Even with a better outlook for 2024, global growth will remain well below its historic average of 3.8% and the overall outlook remains weak, she said at the China Development Forum.

The IMF, which has predicted global growth of 2.9% this year, is slated to release new forecasts next month.

Georgieva said policymakers in advanced economies have responded decisively to financial stability risks after bank collapses but vigilance is still needed.

“We continue to monitor developments closely and are assessing potential implications for the global economic outlook and global financial stability,” she said, adding that the IMF is paying close attention to the most vulnerable countries, particularly low-income countries with much debt.

She also warned that geoeconomic fragmentation could split the world into rival economic blocs, resulting in “a dangerous division that would leave everyone poorer and less secure”.

Georgieva said China’s strong economic rebound, with projected GDP growth of 5.2% in 2023, offers some hope for the world economy, with China expected to account for about one-third of global growth in 2023.

The IMF estimates that every 1 percentage point increase in GDP growth in China results in a 0.3 percentage point rise in growth in other Asian economies, she said.

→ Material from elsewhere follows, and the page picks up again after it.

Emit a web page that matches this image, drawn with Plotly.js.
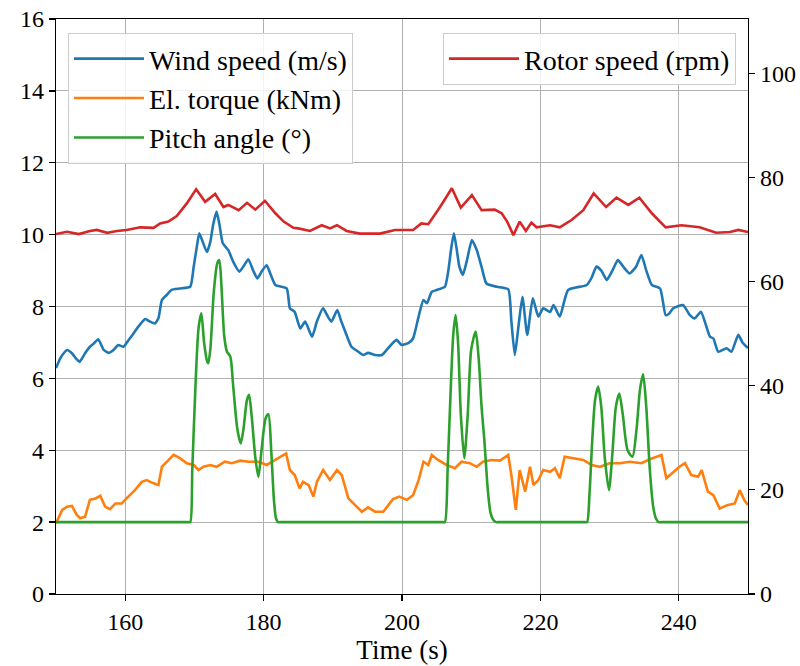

She urged policymakers in China to work to raise productivity and rebalance the economy away from investment and towards more durable consumption-driven growth, including through market-orientated reforms to level the playing field between the private sector and state-owned enterprises.

Such reforms could lift real GDP by as much as 2.5% by 2027, and by about 18% by 2037, Georgieva said.

She said rebalancing China’s economy will also help Beijing reach its climate goals, since moving to consumption-led growth would cool energy demand, reducing emissions and easing energy security pressures.

Doing so, she said, could reduce carbon dioxide emissions by 15% over the next 30 years, resulting in a fall in global emissions of 4.5% over the same period.